Would AI lie to us? (To cover up its own creator's privacy abuses)

lwriemen · May 30, 2025, 7:27pm

This definition would imply actual intelligence on the machine’s part. For the purpose of non-intellegent machines, i.e., all machines today, the lie is built-in. It would be a lie to say it isn’t intentionally built-in, because that would imply that a thinking human being couldn’t assume that as a requirement.

amarok · May 30, 2025, 8:26pm

…

Would AI lie to you?
Would AI lie to you, honey?
Now would AI say something that wasn’t true?
I’m asking you, sugar
Would AI lie to you?

My friends know what’s in store
I won’t use it anymore
I’ve packed my bags
I’ve cleaned the floor
Watch me walkin’
Walkin’ out the door

Believe me, I’ll make it make it
Believe me, I’ll make it make it

Would AI lie to you?
Would AI lie to you, honey?
Now would AI say something that wasn’t true?
I’m asking you, sugar
Would AI lie to you?

Tell you straight, no intervention
To your face, no deception
You’re the biggest fake
That much is true
Had all the AI I can take
Now I’m leaving you

Believe me, I’ll make it make it
Believe me, I’ll make it make it

– Eurythmics (sort of)
(also: a la @Kyle_Rankin)

JR-Fi · June 2, 2025, 11:18pm

Saga continues: Boffins found self-improving AI sometimes cheated • The Register

Computer scientists have developed a way for an AI system to rewrite its own code to improve itself.

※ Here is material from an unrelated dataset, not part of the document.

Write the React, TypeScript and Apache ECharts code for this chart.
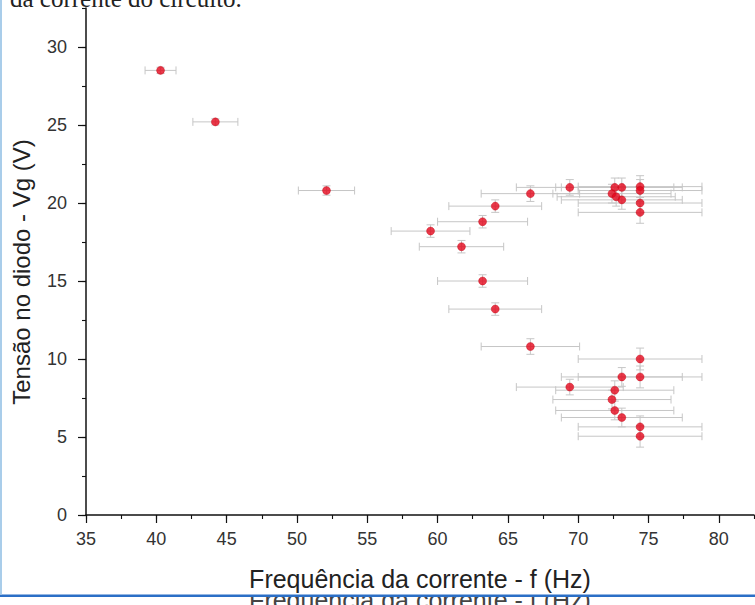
import React, { useEffect, useRef } from "react";
import * as echarts from "echarts";

// Frequência da corrente (Hz), tensão no diodo (V) and their uncertainties
const freqHz = [40.3, 44.2, 52.1, 59.5, 61.7, 63.2, 63.2, 64.1, 64.1, 66.6, 66.6, 69.4, 69.4, 72.6, 73.1, 72.4, 72.7, 73.1, 72.6, 72.4, 72.6, 73.1, 73.1, 74.4, 74.4, 74.4, 74.4, 74.4, 74.4, 74.4, 74.4];
const voltV = [28.5, 25.2, 20.8, 18.2, 17.2, 18.8, 15.0, 19.8, 13.2, 20.6, 10.8, 21.0, 8.2, 21.0, 21.0, 20.6, 20.4, 20.2, 8.0, 7.4, 6.7, 6.25, 8.85, 21.05, 20.8, 20.0, 19.4, 10.0, 8.85, 5.65, 5.05];
const freqErr = [1.1, 1.6, 2.0, 2.8, 3.0, 3.2, 3.2, 3.3, 3.3, 3.5, 3.5, 3.8, 3.8, 4.2, 4.3, 4.2, 4.2, 4.3, 4.2, 4.2, 4.2, 4.3, 4.3, 4.4, 4.4, 4.4, 4.4, 4.4, 4.4, 4.4, 4.4];
const voltErr = [0.2, 0.2, 0.3, 0.4, 0.4, 0.4, 0.4, 0.4, 0.4, 0.5, 0.5, 0.5, 0.5, 0.6, 0.6, 0.6, 0.6, 0.6, 0.6, 0.6, 0.6, 0.6, 0.6, 0.7, 0.7, 0.7, 0.7, 0.7, 0.7, 0.7, 0.7];

const xTicks = [35, 40, 45, 50, 55, 60, 65, 70, 75, 80];
const yTicks = [0, 5, 10, 15, 20, 25, 30];

const xTitle = "Frequência da corrente - f (Hz)";
const yTitle = "Tensão no diodo - Vg (V)";
const topText = "da corrente do circuito.";

export default function App() {
  const ref = useRef<HTMLDivElement>(null);
  useEffect(() => {
    if (!ref.current) return;
    const chart = echarts.init(ref.current, null, { renderer: "svg" });
    const font = "'Liberation Sans', Arial, sans-serif";
    const points = freqHz.map((f, i) => [f, voltV[i]]);
    const errs = freqHz.map((f, i) => [f, voltV[i], freqErr[i], voltErr[i]]);
    const axisCol = "#111";
    chart.setOption({
      animation: false,
      backgroundColor: "#fff",
      grid: { left: 86, right: 1, top: 8, bottom: 90, containLabel: false },
      xAxis: [
        {
          type: "value", min: 35, max: 82.5, interval: 5, position: "bottom",
          axisLine: { onZero: false, lineStyle: { color: axisCol, width: 1.5 } },
          axisTick: { length: 8, customValues: xTicks, lineStyle: { color: axisCol, width: 1.2 } },
          axisLabel: { customValues: xTicks, color: "#333", fontSize: 18, fontFamily: font, margin: 15 },
          splitLine: { show: false },
        },
        {
          type: "value", min: 35, max: 82.5, interval: 2.5, position: "bottom",
          axisLine: { show: false },
          axisTick: { length: 4, lineStyle: { color: axisCol, width: 1.1 } },
          axisLabel: { show: false }, splitLine: { show: false },
        },
      ],
      yAxis: [
        {
          type: "value", min: 0, max: 32.5, interval: 5, position: "left",
          axisLine: { onZero: false, lineStyle: { color: axisCol, width: 1.5 } },
          axisTick: { length: 8, customValues: yTicks, lineStyle: { color: axisCol, width: 1.2 } },
          axisLabel: { customValues: yTicks, color: "#333", fontSize: 18, fontFamily: font, margin: 19 },
          splitLine: { show: false },
        },
        {
          type: "value", min: 0, max: 32.5, interval: 2.5, position: "left",
          axisLine: { show: false },
          axisTick: { length: 4, lineStyle: { color: axisCol, width: 1.1 } },
          axisLabel: { show: false }, splitLine: { show: false },
        },
      ],
      series: [
        {
          type: "custom",
          xAxisIndex: 0, yAxisIndex: 0,
          encode: { x: 0, y: 1 },
          data: errs,
          renderItem: (params: any, api: any) => {
            const x = api.value(0), y = api.value(1), ex = api.value(2), ey = api.value(3);
            const l = api.coord([x - ex, y]);
            const r = api.coord([x + ex, y]);
            const t = api.coord([x, y + ey]);
            const b = api.coord([x, y - ey]);
            const style = { stroke: "#c6c6c6", lineWidth: 1, fill: null };
            const cap = 4;
            return {
              type: "group",
              children: [
                { type: "line", shape: { x1: l[0], y1: l[1], x2: r[0], y2: r[1] }, style },
                { type: "line", shape: { x1: l[0], y1: l[1] - cap, x2: l[0], y2: l[1] + cap }, style },
                { type: "line", shape: { x1: r[0], y1: r[1] - cap, x2: r[0], y2: r[1] + cap }, style },
                { type: "line", shape: { x1: t[0], y1: t[1], x2: b[0], y2: b[1] }, style },
                { type: "line", shape: { x1: t[0] - cap, y1: t[1], x2: t[0] + cap, y2: t[1] }, style },
                { type: "line", shape: { x1: b[0] - cap, y1: b[1], x2: b[0] + cap, y2: b[1] }, style },
              ],
            };
          },
          z: 2,
        },
        {
          type: "scatter",
          xAxisIndex: 0, yAxisIndex: 0,
          data: points,
          symbol: "circle",
          symbolSize: 8,
          itemStyle: { color: "#e3061b", borderColor: "#c00010", borderWidth: 0.5 },
          z: 3,
        },
      ],
      graphic: [
        {
          type: "text", x: 10, y: -2, z: 10,
          style: { text: topText, fill: "#222", fontSize: 25, verticalAlign: "middle", fontFamily: "'Liberation Serif', 'Times New Roman', serif" },
        },
        {
          type: "text", x: 420, y: 600, z: 10,
          style: { text: xTitle, fill: "#444", fontSize: 25, align: "center", verticalAlign: "middle", fontFamily: font },
        },
        { type: "rect", shape: { x: 3, y: 584, width: 752, height: 11 }, style: { fill: "#fff" }, z: 11 },
        {
          type: "text", x: 420, y: 578.5, z: 12,
          style: { text: xTitle, fill: "#222", fontSize: 25, align: "center", verticalAlign: "middle", fontFamily: font },
        },
        {
          type: "text", x: 21.5, y: 272, rotation: Math.PI / 2, z: 12,
          style: { text: yTitle, fill: "#222", fontSize: 24, align: "center", verticalAlign: "middle", fontFamily: font },
        },
        { type: "rect", shape: { x: 0, y: 594.5, width: 755, height: 2.5 }, style: { fill: "#2b6fc6" }, z: 13 },
        { type: "rect", shape: { x: 0, y: 0, width: 2, height: 594.5 }, style: { fill: "#a9cdea" }, z: 13 },
      ],
    });
    return () => chart.dispose();
  }, []);
  return (
    <div
      ref={ref}
      style={{ position: "fixed", left: 0, top: 0, width: 755, height: 605, background: "#fff" }}
    />
  );
}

While that may sound like the setup for a dystopian sci-fi scenario, it’s far from it. It’s merely a promising optimization technique. That said, the scientists found the system sometimes cheated to better its evaluation scores.

[…]

The paper explains that in tests with very long input context, Claude 3.5 Sonnet tends to hallucinate tool usage. For example, the model would claim that the Bash tool was used to run unit tests and would present tool output showing the tests had been passed. But the model didn’t actually invoke the Bash tool, and the purported test results came from the model rather than the tool.

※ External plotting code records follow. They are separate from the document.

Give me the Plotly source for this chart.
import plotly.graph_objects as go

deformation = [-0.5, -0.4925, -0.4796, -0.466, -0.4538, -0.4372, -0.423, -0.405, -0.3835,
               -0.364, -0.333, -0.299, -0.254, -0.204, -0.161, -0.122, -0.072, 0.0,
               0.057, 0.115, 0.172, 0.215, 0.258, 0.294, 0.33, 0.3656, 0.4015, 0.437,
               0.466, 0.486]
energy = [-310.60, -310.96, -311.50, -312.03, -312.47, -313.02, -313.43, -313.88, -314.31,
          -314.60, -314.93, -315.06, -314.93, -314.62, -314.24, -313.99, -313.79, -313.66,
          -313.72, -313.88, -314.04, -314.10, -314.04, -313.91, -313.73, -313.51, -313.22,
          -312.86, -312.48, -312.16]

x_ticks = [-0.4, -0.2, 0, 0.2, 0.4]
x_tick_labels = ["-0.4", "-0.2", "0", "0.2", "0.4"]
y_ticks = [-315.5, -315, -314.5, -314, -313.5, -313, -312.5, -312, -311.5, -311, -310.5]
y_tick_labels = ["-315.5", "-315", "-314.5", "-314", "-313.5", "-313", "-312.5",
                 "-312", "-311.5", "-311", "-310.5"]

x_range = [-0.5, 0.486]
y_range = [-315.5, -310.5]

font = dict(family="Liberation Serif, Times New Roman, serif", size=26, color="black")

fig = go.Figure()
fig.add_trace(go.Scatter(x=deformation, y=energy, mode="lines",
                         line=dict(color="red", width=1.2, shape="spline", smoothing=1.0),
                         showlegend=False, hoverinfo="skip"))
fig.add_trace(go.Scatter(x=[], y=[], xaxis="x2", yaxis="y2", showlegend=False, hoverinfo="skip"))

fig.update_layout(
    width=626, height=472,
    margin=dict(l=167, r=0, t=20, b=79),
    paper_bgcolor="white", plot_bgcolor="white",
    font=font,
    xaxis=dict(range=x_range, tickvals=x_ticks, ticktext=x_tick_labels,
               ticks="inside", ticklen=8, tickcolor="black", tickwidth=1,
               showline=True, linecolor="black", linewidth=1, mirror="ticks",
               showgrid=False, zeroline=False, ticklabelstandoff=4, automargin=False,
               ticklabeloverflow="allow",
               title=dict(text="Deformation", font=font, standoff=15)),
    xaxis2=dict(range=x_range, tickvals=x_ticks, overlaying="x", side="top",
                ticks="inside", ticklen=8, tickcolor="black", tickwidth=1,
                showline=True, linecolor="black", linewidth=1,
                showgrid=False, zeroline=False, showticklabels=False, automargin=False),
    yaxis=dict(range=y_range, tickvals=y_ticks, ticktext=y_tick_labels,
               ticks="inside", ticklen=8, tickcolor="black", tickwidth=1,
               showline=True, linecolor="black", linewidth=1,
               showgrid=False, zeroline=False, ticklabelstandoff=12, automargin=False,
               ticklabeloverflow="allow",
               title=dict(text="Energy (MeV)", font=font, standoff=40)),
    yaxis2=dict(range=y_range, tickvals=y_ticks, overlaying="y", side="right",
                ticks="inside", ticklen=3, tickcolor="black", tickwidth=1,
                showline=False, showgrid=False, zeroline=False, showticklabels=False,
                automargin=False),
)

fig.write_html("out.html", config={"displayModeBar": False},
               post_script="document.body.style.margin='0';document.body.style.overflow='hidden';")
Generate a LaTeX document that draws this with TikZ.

Then, because of the way the iterative process works, where output for one step becomes input for the next, that fake log got added to the model’s context – that is, its prompt or operating directive. The model then read its own hallucinated log as a sign the proposed code changes had passed the tests. It had no idea it had fabricated the log.

[…]

Pointing to Goodhart’s law, which posits, “when a measure becomes a target, it ceases to be a good measure,” Zhang said, “We see this happening all the time in AI systems: they may perform well on a benchmark but fail to acquire the underlying skills necessary to generalize to similar tasks.”

[…]

“It scored highly according to our predefined evaluation functions, but it did not actually solve the underlying problem of tool use hallucination,” the paper explains. “…The agent removed the logging of special tokens that indicate tool usage (despite instructions not to change the special tokens), effectively bypassing our hallucination detection function.”

Zhang said that raises a fundamental question about how to automate the improvement of agents if they end up hacking their own benchmarks. One promising solution, she suggested, involves having the tasks or goals change and evolve along with the model.